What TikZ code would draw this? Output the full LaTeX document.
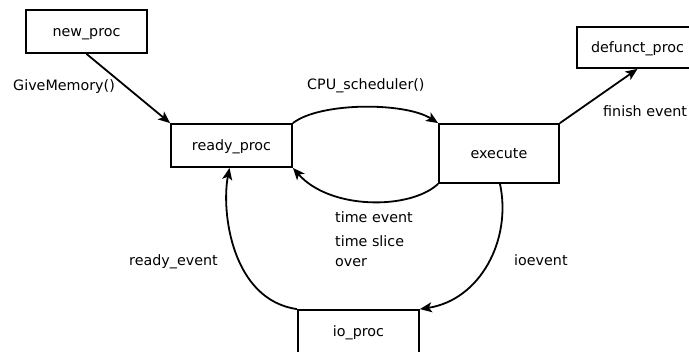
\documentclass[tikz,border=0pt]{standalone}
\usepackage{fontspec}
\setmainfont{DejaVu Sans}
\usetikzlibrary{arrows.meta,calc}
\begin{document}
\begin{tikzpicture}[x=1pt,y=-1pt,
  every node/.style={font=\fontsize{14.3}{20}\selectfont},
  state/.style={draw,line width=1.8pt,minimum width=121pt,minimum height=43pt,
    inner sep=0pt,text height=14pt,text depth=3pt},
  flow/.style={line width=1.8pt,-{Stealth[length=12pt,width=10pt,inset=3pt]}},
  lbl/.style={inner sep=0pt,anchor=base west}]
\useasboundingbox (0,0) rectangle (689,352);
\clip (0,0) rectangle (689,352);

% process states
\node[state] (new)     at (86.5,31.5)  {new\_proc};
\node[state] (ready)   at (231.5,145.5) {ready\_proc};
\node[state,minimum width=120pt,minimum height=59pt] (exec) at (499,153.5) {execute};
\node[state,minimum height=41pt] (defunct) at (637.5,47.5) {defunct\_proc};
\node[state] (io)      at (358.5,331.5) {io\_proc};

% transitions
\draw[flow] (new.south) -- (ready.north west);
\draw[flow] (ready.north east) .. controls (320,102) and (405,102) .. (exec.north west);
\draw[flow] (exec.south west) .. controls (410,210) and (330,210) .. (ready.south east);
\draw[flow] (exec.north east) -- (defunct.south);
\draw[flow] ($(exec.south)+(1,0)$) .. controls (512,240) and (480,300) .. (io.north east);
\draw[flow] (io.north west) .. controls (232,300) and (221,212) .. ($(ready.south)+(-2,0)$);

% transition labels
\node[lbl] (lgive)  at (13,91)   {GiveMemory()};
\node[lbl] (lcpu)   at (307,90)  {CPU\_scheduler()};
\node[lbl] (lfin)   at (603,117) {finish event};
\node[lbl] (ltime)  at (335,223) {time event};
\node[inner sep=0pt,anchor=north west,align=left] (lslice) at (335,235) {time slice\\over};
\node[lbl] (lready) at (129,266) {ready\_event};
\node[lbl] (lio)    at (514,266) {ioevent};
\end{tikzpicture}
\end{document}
************
Print out the lines exactly, skipping any picture.

TASK RESULT:
What TikZ code would draw this? Output the full LaTeX document.
\documentclass[tikz,border=0pt]{standalone}
\usepackage{fontspec}
\setmainfont{DejaVu Sans}
\usetikzlibrary{arrows.meta,calc}
\begin{document}
\begin{tikzpicture}[x=1pt,y=-1pt,
  every node/.style={font=\fontsize{14.3}{20}\selectfont},
  state/.style={draw,line width=1.8pt,minimum width=121pt,minimum height=43pt,
    inner sep=0pt,text height=14pt,text depth=3pt},
  flow/.style={line width=1.8pt,-{Stealth[length=12pt,width=10pt,inset=3pt]}},
  lbl/.style={inner sep=0pt,anchor=base west}]
\useasboundingbox (0,0) rectangle (689,352);
\clip (0,0) rectangle (689,352);

% process states
\node[state] (new)     at (86.5,31.5)  {new\_proc};
\node[state] (ready)   at (231.5,145.5) {ready\_proc};
\node[state,minimum width=120pt,minimum height=59pt] (exec) at (499,153.5) {execute};
\node[state,minimum height=41pt] (defunct) at (637.5,47.5) {defunct\_proc};
\node[state] (io)      at (358.5,331.5) {io\_proc};

% transitions
\draw[flow] (new.south) -- (ready.north west);
\draw[flow] (ready.north east) .. controls (320,102) and (405,102) .. (exec.north west);
\draw[flow] (exec.south west) .. controls (410,210) and (330,210) .. (ready.south east);
\draw[flow] (exec.north east) -- (defunct.south);
\draw[flow] ($(exec.south)+(1,0)$) .. controls (512,240) and (480,300) .. (io.north east);
\draw[flow] (io.north west) .. controls (232,300) and (221,212) .. ($(ready.south)+(-2,0)$);

% transition labels
\node[lbl] (lgive)  at (13,91)   {GiveMemory()};
\node[lbl] (lcpu)   at (307,90)  {CPU\_scheduler()};
\node[lbl] (lfin)   at (603,117) {finish event};
\node[lbl] (ltime)  at (335,223) {time event};
\node[inner sep=0pt,anchor=north west,align=left] (lslice) at (335,235) {time slice\\over};
\node[lbl] (lready) at (129,266) {ready\_event};
\node[lbl] (lio)    at (514,266) {ioevent};
\end{tikzpicture}
\end{document}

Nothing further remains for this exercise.